In my first post on family resilience, I talked about kindness between partners as something that research has shown to be an important part of a strong, supportive relationship. Kindness and generosity are easy to experience when the relationship is new, but they can erode over time if we don’t choose to practice them—especially in periods of stress and conflict! Here I will broaden the discussion and talk about how we communicate care and love with family members. This ties into that very central component of family resilience: the feeling of mutual support where family members can lean on each other for comfort and trust that family will be there when it matters.
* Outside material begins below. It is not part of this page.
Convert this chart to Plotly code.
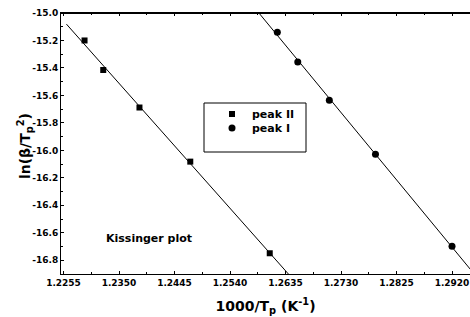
import numpy as np
import plotly.graph_objects as go

# ---- data ----
peak2_x = [1.2291, 1.2323, 1.2385, 1.2472, 1.2608]
peak2_y = [-15.200, -15.415, -15.688, -16.082, -16.749]
peak1_x = [1.2621, 1.2656, 1.2710, 1.2789, 1.2920]
peak1_y = [-15.140, -15.357, -15.635, -16.029, -16.698]

fit2_x = [1.2260, 1.2700]   # extent of fitted line, peak II
fit1_x = [1.2550, 1.2960]   # extent of fitted line, peak I

x_tickvals = [1.2255, 1.2350, 1.2445, 1.2540, 1.2635, 1.2730, 1.2825, 1.2920]
x_ticktext = ["1.2255", "1.2350", "1.2445", "1.2540", "1.2635", "1.2730", "1.2825", "1.2920"]
y_tickvals = [-15.0, -15.2, -15.4, -15.6, -15.8, -16.0, -16.2, -16.4, -16.6, -16.8]
y_ticktext = ["-15.0", "-15.2", "-15.4", "-15.6", "-15.8", "-16.0", "-16.2", "-16.4", "-16.6", "-16.8"]

FONT = "DejaVu Sans"

# linear (Kissinger) fits
c2 = np.polyfit(peak2_x, peak2_y, 1)
c1 = np.polyfit(peak1_x, peak1_y, 1)
f2x = np.array(fit2_x); f1x = np.array(fit1_x)

fig = go.Figure()
fig.add_trace(go.Scatter(x=f2x, y=np.polyval(c2, f2x), mode="lines",
                         line=dict(color="black", width=1), showlegend=False, hoverinfo="skip"))
fig.add_trace(go.Scatter(x=f1x, y=np.polyval(c1, f1x), mode="lines",
                         line=dict(color="black", width=1), showlegend=False, hoverinfo="skip"))
fig.add_trace(go.Scatter(x=peak2_x, y=peak2_y, mode="markers", name="peak II",
                         marker=dict(symbol="square", size=6, color="black"), legend="legend"))
fig.add_trace(go.Scatter(x=peak1_x, y=peak1_y, mode="markers", name="peak I",
                         marker=dict(symbol="circle", size=7, color="black"), legend="legend2"))

L, T, B = 61, 13, 43
W, H = 470, 317
pw, ph = W - L, H - T - B

def px2paper(px, py):
    return (px - L) / pw, (H - B - py) / ph

tickfont = dict(family=FONT, size=9, color="black", weight="bold")
titlefont = dict(family=FONT, size=14, color="black", weight="bold")

fig.update_layout(
    width=W, height=H,
    margin=dict(l=L, r=0, t=T, b=B, autoexpand=False),
    plot_bgcolor="white", paper_bgcolor="white",
    font=dict(family=FONT, color="black"),
    xaxis=dict(range=[1.22507, 1.29508], showgrid=False, zeroline=False, automargin=False,
               showline=True, linecolor="black", linewidth=1, mirror="ticks",
               ticks="inside", ticklen=3, tickcolor="black",
               tickvals=x_tickvals, ticktext=x_ticktext, tickfont=tickfont,
               minor=dict(ticks="inside", ticklen=2, tickcolor="black", dtick=0.00475, tick0=1.2255),
               title=dict(text="1000/T<sub>p</sub> (K<sup>-1</sup>)", font=titlefont, standoff=14)),
    yaxis=dict(range=[-16.9, -15.0], showgrid=False, zeroline=False, automargin=False,
               showline=True, linecolor="black", linewidth=1,
               ticks="inside", ticklen=3, tickcolor="black",
               tickvals=y_tickvals, ticktext=y_ticktext, tickfont=tickfont,
               minor=dict(ticks="inside", ticklen=2, tickcolor="black", dtick=0.1, tick0=-15.0)),
)

# y-axis title placed as a rotated annotation
tx, _ = px2paper(25, 0)
fig.add_annotation(x=tx, y=0.49, xref="paper", yref="paper", text="ln(β/T<sub>p</sub><sup>2</sup>)",
                   textangle=-90, showarrow=False, font=titlefont, xanchor="center", yanchor="middle")

# top frame line
fig.add_shape(type="line", xref="paper", yref="paper", x0=0, x1=1, y0=1, y1=1,
              line=dict(color="black", width=2), layer="above")

lx, ly1 = px2paper(212, 99.5)
_, ly2 = px2paper(212, 113.5)
legfont = dict(family=FONT, size=11, color="black", weight="bold")
fig.update_layout(
    legend=dict(x=lx, y=ly1, xanchor="left", yanchor="top", bgcolor="rgba(0,0,0,0)",
                borderwidth=0, font=legfont),
    legend2=dict(x=lx, y=ly2, xanchor="left", yanchor="top", bgcolor="rgba(0,0,0,0)",
                 borderwidth=0, font=legfont),
)

bx0, by0 = px2paper(204, 152)
bx1, by1 = px2paper(306, 103)
fig.add_shape(type="rect", xref="paper", yref="paper", x0=bx0, x1=bx1, y0=by0, y1=by1,
              line=dict(color="black", width=1), fillcolor="rgba(0,0,0,0)")

fig.add_annotation(x=1.2401, y=-16.638, xref="x", yref="y", text="Kissinger plot",
                   showarrow=False, font=dict(family=FONT, size=11, color="black", weight="bold"))

fig.write_html("out.html", config={"displayModeBar": False},
               post_script="document.body.style.margin='0';")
Think about this for a moment: How do you know you are loved and supported by family members? And how do family members know that you love and support them? What is most important in terms of that support? (Some people might say that loyalty is top priority in their family; others might say affection, respect, or the sharing of responsibilities.) What are the actual practices that communicate those things in your family? The answers to these questions can be surprisingly different between various families and cultures.

I remember being with a friend on the weekend of her wedding several years ago. I just could not believe how often she talked to various family members on the phone, and how often she said “I love you” during these conversations. She didn’t just say those words to end the call, she would actually say “I love you so much” in the middle of a conversation! In comparison, my family is not verbally communicative about love at all. We do loving things, and we know we love each other, but we don’t talk to each other about it like that.

Dr. Gary Chapman’s books on love languages have been very popular, and I think part of the appeal is that people can see that they have unique ways of communicating love and support. He suggested that people have natural preferences for what makes them feel most loved:

Words of Affirmation: hearing “I love you,” compliments, or words of encouragement

Acts of Service: receiving help with a task or being cared for with thoughtful actions

Receiving Gifts: often this signals to someone that their loved one thought about them while away or knows them well

Quality Time: having someone’s undivided attention, reserving time for one another

Physical Touch: feeling close to someone physically, receiving affection through touch

In reality, all five areas are important and people don’t only use one “language.” However most relationships emphasize certain ones over others, and all five areas can be neglected when we are faced with too many competing demands, under high stress, or when we take family members for granted. In particular, researchers have looked at quality time in relationships.

Some studies show that couples spend just two hours a day together on average, and that much of that time is spent on things that aren’t exactly relationship building (e.g., watching television together). Of course, humanitarian aid workers and emergency responders have the added challenge that they sometimes spend days, weeks, or months away from family. This is all the more reason to make sure that communication of love and support is meaningful and regular.

Whether communication is between partners or between parents and children, there is a big difference between routine communication and meaningful communication. It’s the difference between informing each other of things (routine) and dreaming, laughing, and building intimacy together. We build intimacy in conversation when we maintain curiosity about the person in front of us, listen with undivided attention, and share our own vulnerabilities. The undivided attention piece is important. You want to make sure, whether you are in the same room or talking over a long distance, that you are fully present. That means no looking at your cell phone or other gadgets while you talk, and finding a time and place that will minimize interruptions. Meaningful communication like this can happen over long distances, and it can sustain us when time together is limited.

Finally, keep in mind that quality time and meaningful communication have to be planned. You can’t leave important conversations or connecting activities for the end of the day when you are already exhausted, and they rarely happen spontaneously. For many families it works well to have a set time they commit to regularly. Building family resilience takes exercise! Paying attention to how you communicate love and support—and making sure you plan for regular and meaningful quality time--is part of this important work.